No site, a articulação afirmou que "os argumentos formalistas utilizados pela Secretaria Geral da Mesa Diretora para a rejeição do recurso são descabidos" e que não podem aceitar "a manipulação de regras do Estado Democrático de Direito em favor de interesses econômicos e políticos”.
Críticas
Grazziotin pediu que o presidente do Senado, Renan Calheiros (PMDB-AL), não envie o projeto à Presidência da República. Em declarações à imprensa na segunda-feira (19), antes da elaboração do Mandado de Segurança, afirmou: “[Ele deve] obedecer o que diz o regimento interno ou então vai dar uma prova que estamos vivendo em um Estado de exceção. Não é possível que ele faça isso”.
Jonas Valente, coordenador do Intervozes (entidade que integra a Coalizão Direitos na Rede), explica que o PL das Teles significa o fim do regime público sobre as comunicações.
“Quando houve a privatização [do setor], nos anos 90, estabeleceram dois regimes. O público, para serviços essenciais e de interesse coletivo, com obrigações: universalização, continuidade e controle tarifária. Além disso, foi utilizado o modelo de concessão. No regime privado, não há quase nenhuma obrigação. O Estado pode vir a impor, mas a lei não estabelece obrigação. Quem ficou no regime público? A telefonia fixa”, explica. “A estrutura de telefonia foi fatiada. Ao final do contrato, teria de ser devolvida, ou as empresas continuariam com ela, se o contrato fosse renovado. O que as companhias fizeram? Começaram a dizer que não deveriam pagar por isso”.
De acordo com Valente, entretanto, houve pressão política por parte das empresas para que o regramento fosse alterado. “O que elas queriam? 'Eu não vou devolver para o Estado brasileiro R$ 100 bilhões'. Vinha-se fazendo lobby há muito tempo para o governo adiantar o contrato e fazer essa transição de concessão para autorização, ou seja, do público para o privado. Em outras palavras, fim das obrigações. Os defensores do projeto dizem que é telefonia fixa, que não importa mais. Mentira: hoje já há tecnologia que aproveita essas redes de telefonia para internet de alta velocidade”, argumenta.
Contradições
O coordenador do Intervozes ressalta que há alternativas ao projeto de entrega de patrimônio, como exigir uma indenização ou impor a exigência de oferecimento de internet grátis em determinadas localidades, garantindo uma política pública de acesso à internet. Valente reforça também que o projeto não estabelece nenhuma contrapartida concreta.
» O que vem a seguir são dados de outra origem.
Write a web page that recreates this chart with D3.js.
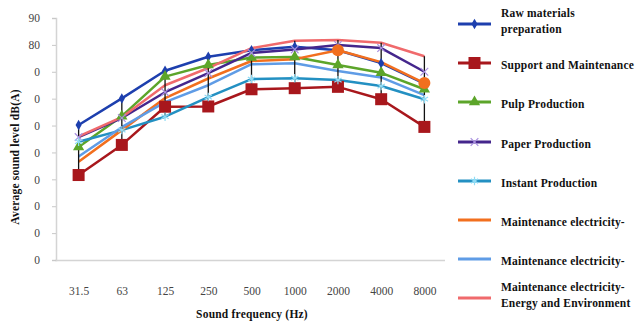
<!DOCTYPE html>
<html>
<head>
<meta charset="utf-8">
<script src="https://cdn.jsdelivr.net/npm/d3@7"></script>
<style>
  body { margin: 0; background: #fff; }
  svg text { font-family: "Liberation Serif", "DejaVu Serif", serif; }
</style>
</head>
<body>
<div id="chart"></div>
<script>
const categories = ['31.5', '63', '125', '250', '500', '1000', '2000', '4000', '8000']
const yTicks = [0, 10, 20, 30, 40, 50, 60, 70, 80, 90]
const yTickLabels = ['0', '0', '0', '0', '0', '0', '0', '0', '80', '90']

const rawMaterials = [50.2, 60.1, 70.4, 75.6, 78, 79.3, 78, 73.2, 65.6]
const supportMaintenance = [31.6, 42.8, 57, 57.1, 63.5, 63.9, 64.4, 59.8, 49.5]
const pulpProduction = [42, 53.5, 68.2, 72.5, 75.3, 75.5, 72.5, 69.6, 63.5]
const paperProduction = [45.7, 52.8, 62.4, 69.5, 77, 78.3, 80, 78.8, 70]
const instantProduction = [44, 48.3, 53.3, 60.6, 67.3, 67.6, 66.9, 64.7, 59.8]
const maintElecA = [36.5, 48.3, 60.2, 67.5, 74, 74.7, 78, 73.6, 65.8]
const maintElecB = [38.5, 49.4, 58.7, 65, 72.8, 73.2, 70.3, 67.9, 61.3]
const maintElecEnv = [46, 53.1, 65, 71.4, 78.8, 81.5, 81.8, 80.8, 75.8]

const seriesNames = [
  ['Raw materials', 'preparation'],
  ['Support and Maintenance'],
  ['Pulp Production'],
  ['Paper Production'],
  ['Instant Production'],
  ['Maintenance electricity-'],
  ['Maintenance electricity-'],
  ['Maintenance electricity-', 'Energy and Environment']
]

const series = [
  { name: seriesNames[0], values: rawMaterials, color: '#1d3fae', marker: 'diamond' },
  { name: seriesNames[1], values: supportMaintenance, color: '#a8171c', marker: 'square' },
  { name: seriesNames[2], values: pulpProduction, color: '#5ca52a', marker: 'triangle' },
  { name: seriesNames[3], values: paperProduction, color: '#44268c', marker: 'cross' },
  { name: seriesNames[4], values: instantProduction, color: '#2390c2', marker: 'star' },
  { name: seriesNames[5], values: maintElecA, color: '#f26f1e', marker: 'circle' },
  { name: seriesNames[6], values: maintElecB, color: '#5f9ce6', marker: 'none' },
  { name: seriesNames[7], values: maintElecEnv, color: '#f06a6c', marker: 'none' }
]
// the orange series only shows its round markers at these points
const circleAt = ['2000', '8000']

const width = 636
const height = 322

const svg = d3.select('#chart').append('svg')
  .attr('width', width)
  .attr('height', height)

const x = d3.scalePoint()
  .domain(categories)
  .range([57, 446])
  .padding(0.5)

const y = d3.scaleLinear()
  .domain([0, 90])
  .range([260, 18])

// axes
const xAxis = svg.append('g')
  .attr('transform', `translate(0,${y(0)})`)
  .call(d3.axisBottom(x).tickSize(0).tickPadding(27))
xAxis.select('.domain').attr('stroke', '#d4d4d4').attr('stroke-width', 1.5)
  .attr('d', `M55,0.5H445`)
xAxis.selectAll('text').attr('font-size', 11.5).attr('fill', '#444')
  .attr('font-family', '"Liberation Serif", serif')

const yAxis = svg.append('g')
  .attr('transform', 'translate(56,0)')
  .call(d3.axisLeft(y).tickValues(yTicks).tickSize(4).tickPadding(12)
    .tickFormat((d, i) => yTickLabels[i]))
yAxis.select('.domain').attr('stroke', '#d4d4d4').attr('stroke-width', 1.5)
yAxis.selectAll('.tick line').attr('stroke', '#c8c8c8')
yAxis.selectAll('text').attr('font-size', 11.5).attr('fill', '#444')
  .attr('font-family', '"Liberation Serif", serif')

// high-low lines
const hiLo = categories.map((c, i) => {
  const vals = series.map(s => s.values[i])
  return { c, hi: d3.max(vals), lo: d3.min(vals) }
})

const line = d3.line()
  .x((d, i) => x(categories[i]))
  .y(d => y(d))

const plot = svg.append('g')
series.forEach(s => {
  plot.append('path')
    .datum(s.values)
    .attr('d', line)
    .attr('fill', 'none')
    .attr('stroke', s.color)
    .attr('stroke-width', 2.5)
    .attr('stroke-linejoin', 'round')
})

plot.selectAll('.hilo')
  .data(hiLo)
  .enter()
  .append('line')
  .attr('class', 'hilo')
  .attr('x1', d => x(d.c))
  .attr('x2', d => x(d.c))
  .attr('y1', d => y(d.hi))
  .attr('y2', d => y(d.lo))
  .attr('stroke', '#111')
  .attr('stroke-width', 1.3)

function drawMarker (g, type, cx, cy, color) {
  if (type === 'diamond') {
    g.append('path').attr('d', d3.symbol(d3.symbolDiamond, 32)())
      .attr('transform', `translate(${cx},${cy})`).attr('fill', color)
  } else if (type === 'square') {
    g.append('rect').attr('x', cx - 6).attr('y', cy - 6).attr('width', 12).attr('height', 12)
      .attr('fill', color)
  } else if (type === 'triangle') {
    g.append('path').attr('d', d3.symbol(d3.symbolTriangle, 55)())
      .attr('transform', `translate(${cx},${cy})`).attr('fill', color)
  } else if (type === 'cross') {
    g.append('path').attr('d', d3.symbol(d3.symbolX, 40)())
      .attr('transform', `translate(${cx},${cy})`).attr('fill', 'none')
      .attr('stroke', '#a990e0').attr('stroke-width', 1.2)
  } else if (type === 'star') {
    g.append('path').attr('d', d3.symbol(d3.symbolAsterisk, 50)())
      .attr('transform', `translate(${cx},${cy})`).attr('fill', 'none')
      .attr('stroke', '#8fdcf5').attr('stroke-width', 1.2)
  } else if (type === 'circle') {
    g.append('circle').attr('cx', cx).attr('cy', cy).attr('r', 6).attr('fill', color)
  }
}

const markers = svg.append('g')
series.forEach(s => {
  s.values.forEach((v, i) => {
    if (s.marker === 'circle' && !circleAt.includes(categories[i])) return
    drawMarker(markers, s.marker, x(categories[i]), y(v), s.color)
  })
})

// legend
const legendRowY = [24, 63, 102, 142, 181, 220, 259, 298]
const legend = svg.append('g')
series.forEach((s, i) => {
  const ly = legendRowY[i]
  legend.append('line')
    .attr('x1', 458).attr('x2', 491)
    .attr('y1', ly).attr('y2', ly)
    .attr('stroke', s.color).attr('stroke-width', 3)
  if (s.marker !== 'circle' && s.marker !== 'none') {
    drawMarker(legend, s.marker, 474.5, ly, s.color)
  }
  const t = legend.append('text')
    .attr('x', 501)
    .attr('font-size', 11.5)
    .attr('font-weight', 'bold')
    .attr('letter-spacing', 0.2)
    .attr('fill', '#111')
  if (s.name.length === 2) {
    t.append('tspan').attr('x', 501).attr('y', ly - 7).text(s.name[0])
    t.append('tspan').attr('x', 501).attr('y', ly + 9).text(s.name[1])
  } else {
    t.attr('y', ly + 3).attr('dominant-baseline', 'middle').text(s.name[0])
  }
})

// axis titles
svg.append('text')
  .attr('x', 252).attr('y', 318)
  .attr('text-anchor', 'middle')
  .attr('font-size', 11.5).attr('font-weight', 'bold').attr('fill', '#111')
  .attr('letter-spacing', 0.2)
  .text('Sound frequency (Hz)')

svg.append('text')
  .attr('transform', 'translate(19,157) rotate(-90)')
  .attr('text-anchor', 'middle')
  .attr('font-size', 11.5).attr('font-weight', 'bold').attr('fill', '#111')
  .attr('letter-spacing', 0.2)
  .text('Average  sound level dB(A)')
</script>
</body>
</html>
“Há entrega do patrimônio em troca de metas de investimento. O que são essas metas? O que as empresas já deveriam estar fazendo. No fundo, o governo está entregando R$ 100 bilhões para elas fazerem o que já é obrigação delas”, afirma Valente.
Outro ponto é que a lei remete à Anatel o estabelecimento das metas, segundo Valente. "Quem acompanha o setor sabe que a agência é favorável às operadoras. Há vários casos: ela aplica multa e transforma em meta de investimento”. Ou seja, há um histórico na Agência de perdoar multas em troca de que as empresas cumpram o que a lei já exige.
Valente destaca outra questão: a falta de certeza quanto ao próprio valor que será repassado às teles. “Há um terceiro problema: a Anatel fala em R$ 15 bilhões; o TCU fala em mais de R$ 100 [bilhões]”, diz o coordenador do Intervozes.
Apesar de focar em alterações na telefonia, Valente destaca que a alteração do marco regulatório - “que já é ruim” - impacta em outras áreas. O que ele considera o fim do regime público, pode se estender também à internet, o que faria com que os critérios de continuidade, universalização e controle tarifário também fossem extintos nesse serviço.